Jon Dietzen

No. 67
- Position: Guard

Personal information
- Born: December 30, 1996 (age 29) Black Creek, Wisconsin, U.S.
- Listed height: 6 ft 6 in (1.98 m)
- Listed weight: 319 lb (145 kg)

Career information
- High school: Seymour Community (Seymour, Wisconsin)
- College: Wisconsin (2015–2018, 2020)
- NFL draft: 2021 (undrafted)

Career history
- Green Bay Packers (2021)*; Pittsburgh Maulers (2022–2023);
- * Offseason or practice squad member only
- Stats at Pro Football Reference

= Jon Dietzen =

American football player (born 1996)

Jon Dietzen (born December 30, 1996) is an American former football guard who played college football for the Wisconsin Badgers and professional football for the Pittsburgh Maulers.

== Early life ==
Dietzen attended Seymour Community High School. He was a two-time first-team all-state, won the Joe Thomas Award for top offensive lineman of the state of Wisconsin and Bay Conference Lineman of the Year. He also played hockey in high school. Coming out of high school, Dietzen was rated as a four-star recruit and held 13 offers which include offers from Nebraska, Michigan State, Miami (Fla.), Illinois, Iowa State, Western Michigan and Wisconsin. In May 2014, he committed in to play college football for the Wisconsin Badgers.

== College career ==
He redshirted his first season. He was a letterman in 2016 after playing 10 games of which he started eight playing as a left guard. He missed four games due to an injury. In his second year he played 13 games while starting 12, he was again a letterman. In the 2018 season he played 12 games in which he started all, he was for a third time a letterman and played this season as a left tackle.

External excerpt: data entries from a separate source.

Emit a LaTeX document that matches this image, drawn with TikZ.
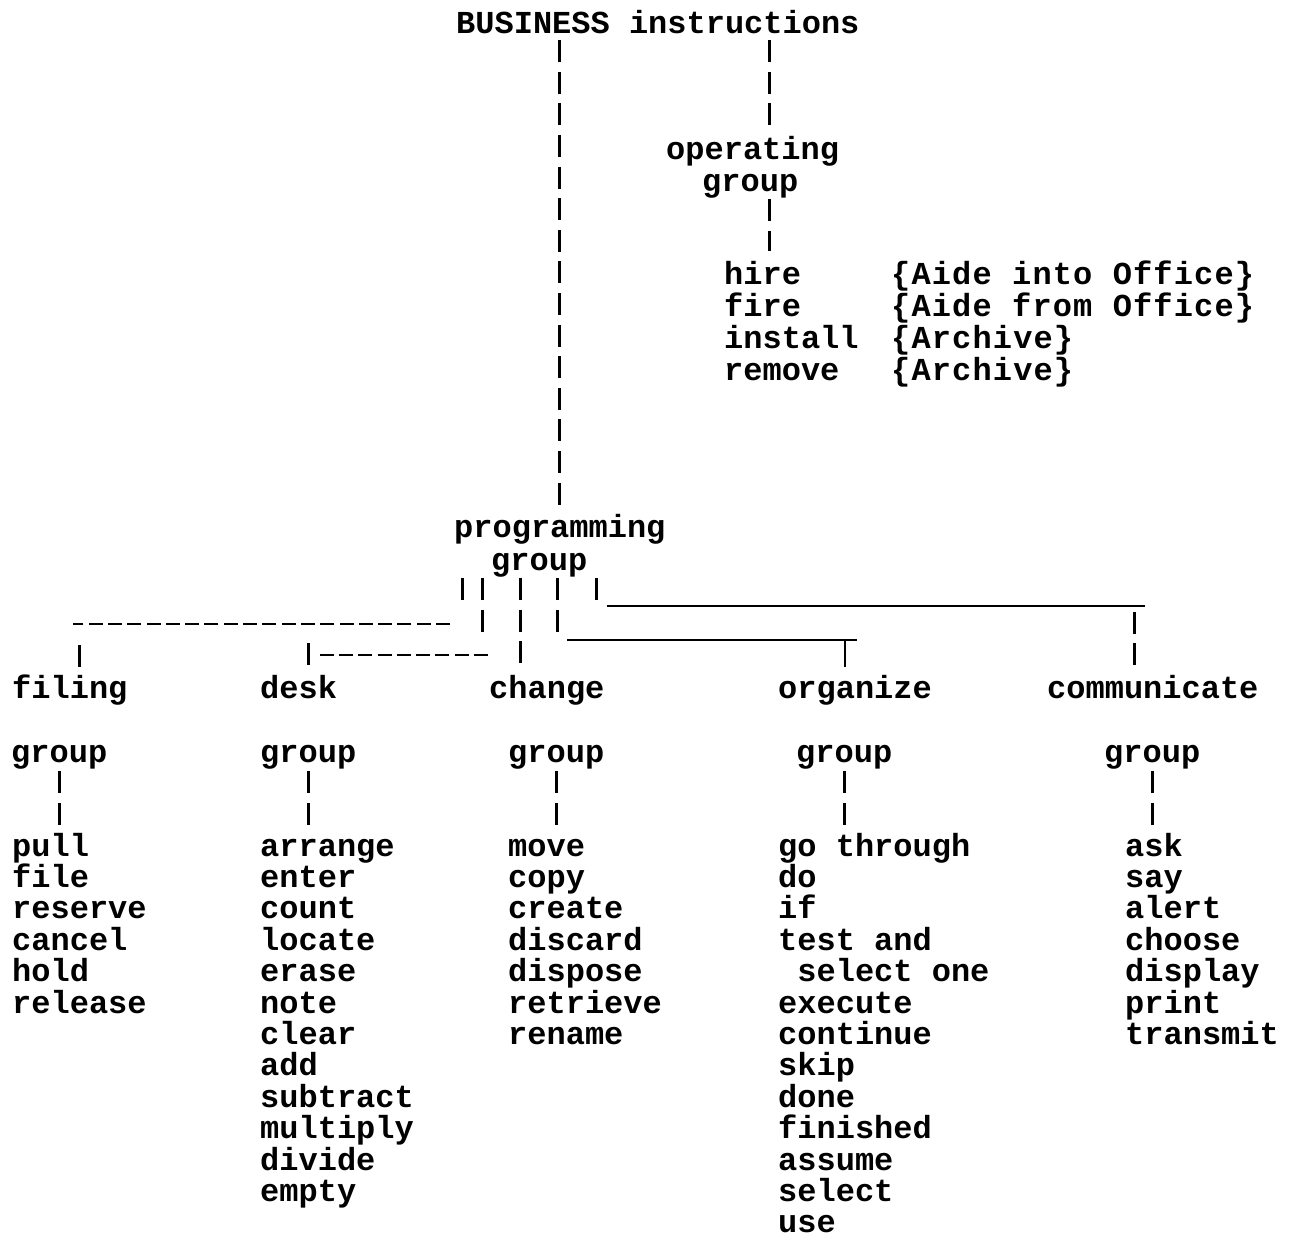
\documentclass[tikz,border=0pt]{standalone}
\usepackage{fontspec}
\newfontfamily\typefont{Liberation Mono}
\usetikzlibrary{positioning}

\tikzset{
  word/.style={inner sep=0pt, anchor=base west, text height=20pt, text depth=7pt,
    font=\typefont\bfseries\fontsize{32}{31.5}\selectfont},
  wide/.style={word, font=\typefont\bfseries\fontsize{32}{31.5}\selectfont\addfontfeature{LetterSpace=3.6}},
  bars/.style={line width=2.8pt, dash pattern=on 22pt off 9.6pt},
  dashes/.style={line width=2.8pt, dash pattern=on 14pt off 5.3pt},
  rule/.style={line width=2.8pt}
}

\begin{document}
\begin{tikzpicture}[x=1pt,y=-1pt]
  \useasboundingbox (0,0) rectangle (1289,1237);

  % top of the tree
  \node[word] (busi) at (456,33) {BUSINESS instructions};
  \node[word] (oper) at (666,159) {operating};
  \node[word] (ogrp) at (702,191) {group};
  \foreach \w [count=\i from 0] in {hire,fire,install,remove}
    \node[word] (op\i) at (724,{284+32*\i}) {\w};
  \foreach \w [count=\i from 0] in {{\{Aide into Office\}},{\{Aide from Office\}},{\{Archive\}},{\{Archive\}}}
    \node[wide] (arg\i) at (891,{284+32*\i}) {\w};
  \node[word] (prog) at (454,537) {programming};
  \node[word] (pgrp) at (491,570) {group};

  % the five groups
  \foreach \n/\w/\x/\gx in {fil/filing/12/11, dsk/desk/260/260, chg/change/489/508,
      org/organize/778/796, com/communicate/1047/1104} {
    \node[word] (\n) at (\x,698) {\w};
    \node[word] (\n-grp) at (\gx,762) {group};
  }
  \foreach \w [count=\i from 0] in {pull,file,reserve,cancel,hold,release}
    \node[word] (fil\i) at (12,{856+31.4*\i}) {\w};
  \foreach \w [count=\i from 0] in {arrange,enter,count,locate,erase,note,clear,add,
      subtract,multiply,divide,empty}
    \node[word] (dsk\i) at (260,{856+31.4*\i}) {\w};
  \foreach \w [count=\i from 0] in {move,copy,create,discard,dispose,retrieve,rename}
    \node[word] (chg\i) at (508,{856+31.4*\i}) {\w};
  \foreach \w [count=\i from 0] in {go through,do,if,test and,{\ select one},execute,
      continue,skip,done,finished,assume,select,use}
    \node[word] (org\i) at (778,{856+31.4*\i}) {\w};
  \foreach \w [count=\i from 0] in {ask,say,alert,choose,display,print,transmit}
    \node[word] (com\i) at (1125,{856+31.4*\i}) {\w};

  % connectors from the top
  \path ([xshift=17pt]oper.north) coordinate (opx);
  \draw[bars, shorten >=10pt] (busi.south -| prog.north) -- (prog.north);
  \draw[bars, shorten >=11pt] (busi.south -| opx) -- (opx);
  \draw[bars, shorten <=1pt, shorten >=13pt] (ogrp.south -| opx) -- (op0.north -| opx);

  % fan out below programming group
  \coordinate (filR) at (450,624);
  \coordinate (filL) at (73,624);
  \coordinate (dskR) at (488,655);
  \coordinate (dskL) at (320,655);
  \coordinate (orgL) at (567,640);
  \coordinate (orgR) at (857,640);
  \coordinate (comL) at (607,606);
  \coordinate (comR) at (1145,606);
  \draw[bars] ([xshift=-77pt,yshift=-1pt]pgrp.south) -- ++(0,25);
  \draw[bars] ([xshift=-57pt,yshift=-1pt]pgrp.south) -- ++(0,57);
  \draw[bars] ([xshift=-19pt,yshift=-1pt]pgrp.south) -- ++(0,90);
  \draw[bars] ([xshift=18pt,yshift=-1pt]pgrp.south) -- ++(0,59);
  \draw[bars] ([xshift=57pt,yshift=-1pt]pgrp.south) -- ++(0,25);
  \draw[dashes] (filR) -- (filL);
  \draw[dashes] (dskR) -- (dskL);
  \draw[rule] (orgL) -- (orgR);
  \draw[rule] (comL) -- (comR);
  \draw[bars] ([xshift=10pt,yshift=33pt]fil.north) -- ([xshift=10pt,yshift=11pt]fil.north);
  \draw[bars] ([xshift=10pt,yshift=35pt]dsk.north) -- ([xshift=10pt,yshift=11pt]dsk.north);
  \draw[rule] ([xshift=-10pt,yshift=38pt]org.north) -- ([xshift=-10pt,yshift=11pt]org.north);
  \draw[bars] ([xshift=-18pt,yshift=66pt]com.north) -- ([xshift=-18pt,yshift=11pt]com.north);

  % group down to its words
  \foreach \n in {fil,dsk,chg,org,com}
    \draw[bars, shorten <=2pt, shorten >=10pt] (\n-grp.south) -- (\n-grp.south |- \n0.north);
\end{tikzpicture}
\end{document}
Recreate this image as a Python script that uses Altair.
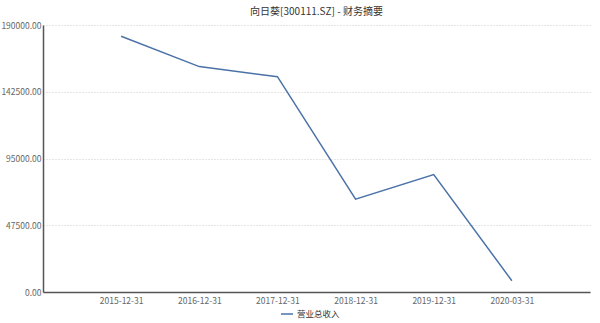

He retired after the season in February 2019 due to injuries and didn't play in the 2019 season. He came back for the 2020 season in which he started all seven games. He earned for a fourth time his letter and graduated with a bachelor's degree in life sciences communication.

==Professional career==
After going undrafted in the 2021 NFL draft, McCloud signed as an undrafted free agent with the Green Bay Packers. He was cut on August 16, 2021, together with punter Ryan Winslow. In 2022 he was chosen in the 2022 USFL draft in the 23th round as pick 190 by the Pittsburgh Maulers. He played with the Maulers the 2022 (special teams) and 2023 season in which he played nine games and started seven as a guard. He resigned with them for the 2024 season but the Maulers where folded after the USFL and XFL merger.